**YOUR TASK**
Below, find the line containing "Convert this chart to Altair code." and the line containing "import pandas as pd"; reproduce exactly those two and every line between them, omitting pictures.

Records from a data collection

#####

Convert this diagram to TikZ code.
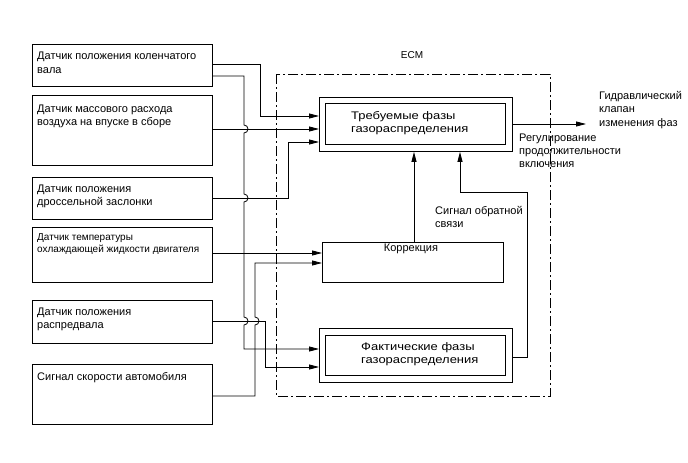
\documentclass[tikz,border=0pt]{standalone}
\usepackage{fontspec}
\setmainfont{Liberation Sans}
\newfontfamily\widefont[FakeStretch=1.18]{Liberation Sans}
\usetikzlibrary{arrows.meta}
\begin{document}
\begin{tikzpicture}[x=1pt,y=-1pt,
  box/.style={draw,line width=0.9pt,rectangle,inner sep=0pt,anchor=north west},
  txt/.style={inner sep=0pt,anchor=north west,align=left,font=\fontsize{11}{13}\selectfont},
  wtxt/.style={txt,font=\widefont\fontsize{11}{13}\selectfont},
  wire/.style={line width=0.8pt},
  arr/.style={wire,-{Triangle[length=10pt,width=5pt]}},
  ecm/.style={line width=0.9pt,dash pattern=on 10pt off 3pt on 2pt off 3pt}]
\useasboundingbox (0,0) rectangle (688,463);
% left sensor boxes
\node[box,minimum width=180pt,minimum height=42pt] (s1) at (32,44) {};
\node[box,minimum width=180pt,minimum height=70pt] (s2) at (32,95) {};
\node[box,minimum width=180pt,minimum height=42pt] (s3) at (32,177) {};
\node[box,minimum width=180pt,minimum height=55pt] (s4) at (32,227) {};
\node[box,minimum width=180pt,minimum height=43pt] (s5) at (32,300) {};
\node[box,minimum width=180pt,minimum height=60pt] (s6) at (32,364) {};
\node[txt,font=\fontsize{11}{14}\selectfont] (t1) at (37,51.5) {Датчик положения коленчатого\\вала};
\node[txt,font=\fontsize{11}{12.5}\selectfont] (t2) at (37,105) {Датчик массового расхода\\воздуха на впуске в сборе};
\node[txt,font=\fontsize{11}{12.7}\selectfont] (t3) at (37,185) {Датчик положения\\дроссельной заслонки};
\node[txt,font=\fontsize{10}{12}\selectfont] (t4) at (37,233) {Датчик температуры\\охлаждающей жидкости двигателя};
\node[txt] (t5) at (37,308) {Датчик положения\\распредвала};
\node[txt] (t6) at (37,372) {Сигнал скорости автомобиля};
% ECM
\draw[ecm] (276,74) rectangle (550,396);
\node[inner sep=0pt,font=\fontsize{10}{13}\selectfont] (ecmlbl) at (412,55) {ECM};
% inner blocks
\node[box,minimum width=193pt,minimum height=54pt] (req) at (319,97) {};
\node[box,minimum width=180pt,minimum height=41pt] (reqin) at (325,103) {};
\node[wtxt] (treq) at (351,111) {Требуемые фазы\\газораспределения};
\node[box,minimum width=181pt,minimum height=40pt] (corr) at (322,242) {};
\node[inner sep=0pt,font=\fontsize{11}{13}\selectfont] (tcorr) at (411,249) {Коррекция};
\node[box,minimum width=193pt,minimum height=54pt] (act) at (319,328) {};
\node[box,minimum width=180pt,minimum height=40pt] (actin) at (325,335) {};
\node[wtxt] (tact) at (361,342) {Фактические фазы\\газораспределения};
% labels
\node[txt,font=\fontsize{11}{13.5}\selectfont] (tvalve) at (599,91) {Гидравлический\\клапан\\изменения фаз};
\node[txt] (tduty) at (519,134) {Регулирование\\продолжительности\\включения};
\node[txt,font=\fontsize{11}{13.5}\selectfont] (tfb) at (435,206) {Сигнал обратной\\связи};
\coordinate (out) at (586,124);
% connectors
\draw[arr] (s1.east |- 0,64) -- (260,64) -- (260,116) -- (req.west |- 0,116);
\draw[arr] (s1.east |- 0,76) -- (244,76) -- (244,125)
   arc[start angle=90,end angle=-90,radius=4pt] -- (244,194)
   arc[start angle=90,end angle=-90,radius=4pt] -- (244,317)
   arc[start angle=90,end angle=-90,radius=4pt] -- (244,349) -- (act.west |- 0,349);
\draw[arr] (s2.east |- 0,129) -- (req.west |- 0,129);
\draw[arr] (s3.east |- 0,198) -- (288,198) -- (288,142) -- (req.west |- 0,142);
\draw[arr] (s4.east |- 0,253) -- (corr.west |- 0,253);
\draw[arr] (s5.east |- 0,321) -- (265,321) -- (265,367) -- (act.west |- 0,367);
\draw[arr] (s6.east |- 0,396) -- (255,396) -- (255,325)
   arc[start angle=-90,end angle=90,radius=4pt] -- (255,263) -- (corr.west |- 0,263);
\draw[arr] (corr.north -| 414,0) -- (req.south -| 414,0);
\draw[arr] (act.east |- 0,357) -- (527,357) -- (527,192) -- (460,192) -- (req.south -| 460,0);
\draw[arr] (req.east |- out) -- (out);
\end{tikzpicture}
\end{document}
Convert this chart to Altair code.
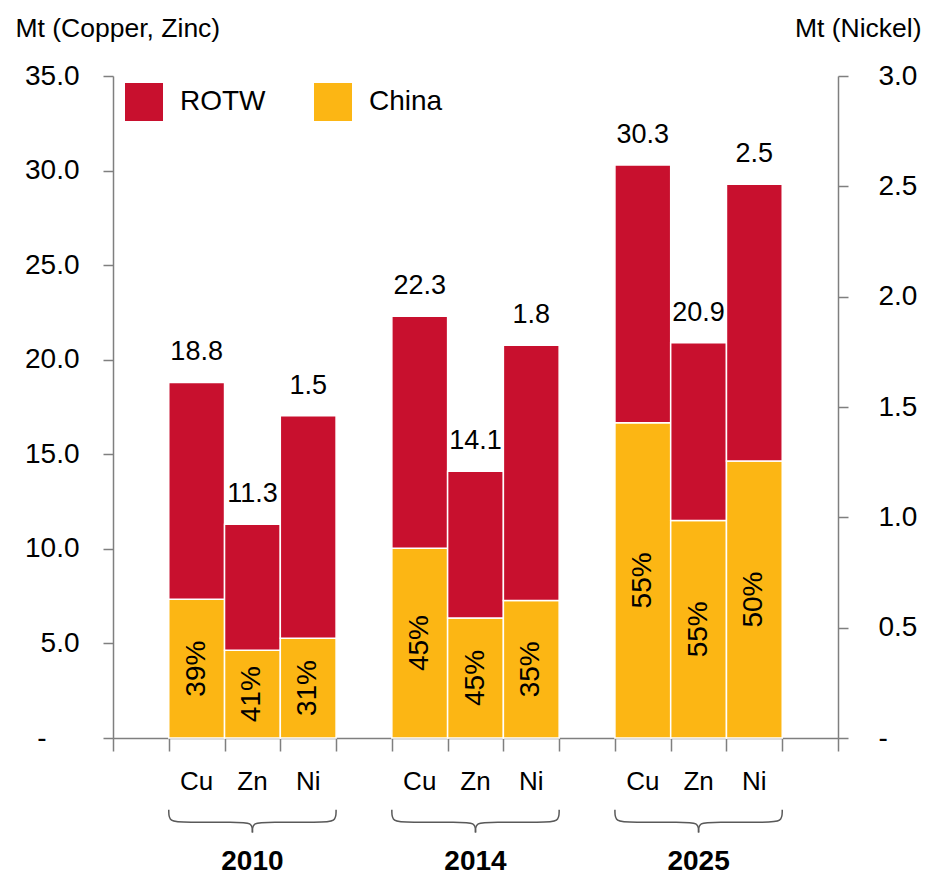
import altair as alt
import pandas as pd

# ---------------- data ----------------
years = ["2010", "2014", "2025"]
metals = ["Cu", "Zn", "Ni"]
cu_total = [18.8, 22.3, 30.3]          # Mt
zn_total = [11.3, 14.1, 20.9]          # Mt
ni_total = [1.46, 1.78, 2.51]          # Mt (Nickel, right axis)
china_share = {"Cu": [39, 45, 55], "Zn": [41, 45, 55], "Ni": [31, 35, 50]}  # %
series = ["ROTW", "China"]
colors = ["#C8102E", "#FCB614"]
left_ticks = [0, 5, 10, 15, 20, 25, 30, 35]
right_ticks = [0, 0.5, 1.0, 1.5, 2.0, 2.5, 3.0]

totals = {"Cu": cu_total, "Zn": zn_total, "Ni": ni_total}

# ---------------- tables ----------------
seg_rows, lab_rows, cat_rows = [], [], []
for gi, yr in enumerate(years):
    for mi, m in enumerate(metals):
        slot = gi * 4 + mi + 1
        tot = totals[m][gi]
        sh = china_share[m][gi]
        china = tot * sh / 100.0
        side = "right" if m == "Ni" else "left"
        seg_rows.append(dict(side=side, series="China", x=slot, x2=slot + 1, y=0, y2=china, o=0))
        seg_rows.append(dict(side=side, series="ROTW", x=slot, x2=slot + 1, y=china, y2=tot, o=1))
        lab_rows.append(dict(side=side, xc=slot + 0.5, y=tot, ymid=china / 2,
                             total=f"{tot:.1f}", pct=f"{sh}%"))
        cat_rows.append(dict(xc=slot + 0.5, metal=m))
seg = pd.DataFrame(seg_rows)
lab = pd.DataFrame(lab_rows)
cat = pd.DataFrame(cat_rows)
yr_df = pd.DataFrame({"xc": [gi * 4 + 2.5 for gi in range(len(years))], "year": years})

# braces under each group (decoration, in left-axis units below zero)
b_top, b_mid, b_tip, r = -3.8, -4.45, -5.0, 0.3
brace_rows = []
for gi, yr in enumerate(years):
    a, c, b = gi * 4 + 1.0, gi * 4 + 2.5, gi * 4 + 4.0
    left_pts = [(a, b_top), (a, b_mid), (a + r, b_mid), (c - r, b_mid), (c, b_mid), (c, b_tip)]
    right_pts = [(b, b_top), (b, b_mid), (b - r, b_mid), (c + r, b_mid), (c, b_mid), (c, b_tip)]
    for half, pts in (("l", left_pts), ("r", right_pts)):
        for k, (px, py) in enumerate(pts):
            brace_rows.append(dict(g=f"{yr}{half}", k=k, xc=px, y=py))
brace = pd.DataFrame(brace_rows)

FONT = "Liberation Sans"
AX = "#7F7F7F"

xscale = alt.Scale(domain=[0, 13], nice=False, zero=False)
x_axis = alt.Axis(values=list(range(14)), labels=False, ticks=True, tickSize=13,
                  grid=False, title=None, domainColor=AX, tickColor=AX, domainWidth=1.5, tickWidth=1.5)

yl_scale = alt.Scale(domain=[0, 35], nice=False, zero=True)
yl_axis = alt.Axis(values=left_ticks, orient="left", grid=False, tickSize=10,
                   labelExpr="datum.value == 0 ? '-' : format(datum.value, '.1f')",
                   labelFontSize=28, labelColor="black",
                   labelPadding={"condition": {"test": "datum.value == 0", "value": 57}, "value": 24},
                   domainColor=AX, tickColor=AX, domainWidth=1.5, tickWidth=1.5,
                   title="Mt (Copper, Zinc)", titleAngle=0, titleAlign="left", titleBaseline="middle",
                   titleX=-98, titleY=-48, titleFontSize=26.5, titleFontWeight="normal", titleColor="black")
yr_scale = alt.Scale(domain=[0, 3], nice=False, zero=True)
yr_axis = alt.Axis(values=right_ticks, orient="right", grid=False, tickSize=10,
                   labelExpr="datum.value == 0 ? '-' : format(datum.value, '.1f')",
                   labelFontSize=28, labelPadding=30, labelColor="black",
                   domainColor=AX, tickColor=AX, domainWidth=1.5, tickWidth=1.5,
                   title="Mt (Nickel)", titleAngle=0, titleAlign="right", titleBaseline="middle",
                   titleX=83, titleY=-48, titleFontSize=26.5, titleFontWeight="normal", titleColor="black")

color = alt.Color("series:N", scale=alt.Scale(domain=series, range=colors),
                  legend=alt.Legend(orient="none", legendX=12, legendY=7, direction="horizontal",
                                    title=None, symbolType="square", symbolSize=1444,
                                    symbolStrokeWidth=0, labelFontSize=28, labelOffset=17,
                                    columnPadding=48, labelColor="black"))


def side_layers(side, yscale, yaxis):
    s = seg[seg.side == side]
    l = lab[lab.side == side]
    bars = alt.Chart(s).mark_bar(stroke="white", strokeWidth=1.5).encode(
        x=alt.X("x:Q", scale=xscale, axis=x_axis), x2="x2:Q",
        y=alt.Y("y:Q", scale=yscale, axis=yaxis), y2="y2:Q",
        color=color, order=alt.Order("o:Q"))
    tot_txt = alt.Chart(l).mark_text(fontSize=27, dy=-30, baseline="middle", color="black").encode(
        x=alt.X("xc:Q", scale=xscale, axis=x_axis),
        y=alt.Y("y:Q", scale=yscale, axis=yaxis), text="total:N")
    pct_txt = alt.Chart(l).mark_text(fontSize=28, angle=270, baseline="middle", align="center",
                                     color="black").encode(
        x=alt.X("xc:Q", scale=xscale, axis=x_axis),
        y=alt.Y("ymid:Q", scale=yscale, axis=yaxis), text="pct:N")
    return [bars, tot_txt, pct_txt]


left_extra = [
    alt.Chart(brace).mark_line(interpolate="basis", color="#595959", strokeWidth=1.5).encode(
        x=alt.X("xc:Q", scale=xscale, axis=x_axis),
        y=alt.Y("y:Q", scale=yl_scale, axis=yl_axis),
        detail="g:N", order="k:Q"),
    alt.Chart(cat).mark_text(fontSize=26, baseline="middle", color="black").encode(
        x=alt.X("xc:Q", scale=xscale, axis=x_axis), y=alt.value(706), text="metal:N"),
    alt.Chart(yr_df).mark_text(fontSize=28, fontWeight="bold", baseline="middle", color="black").encode(
        x=alt.X("xc:Q", scale=xscale, axis=x_axis), y=alt.value(786), text="year:N"),
]

left_group = alt.layer(*side_layers("left", yl_scale, yl_axis), *left_extra)
right_group = alt.layer(*side_layers("right", yr_scale, yr_axis))

chart = alt.layer(left_group, right_group).resolve_scale(y="independent").properties(
    width=725, height=662,
    autosize=alt.AutoSizeParams(type="none"),
    padding={"left": 105, "top": 68, "right": 84, "bottom": 139},
).configure(font=FONT).configure_view(stroke=None)

chart.save("out.html", embed_options={"renderer": "svg", "actions": False})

#####

**RESULT FOR THIS TASK**
Convert this chart to Altair code.
import altair as alt
import pandas as pd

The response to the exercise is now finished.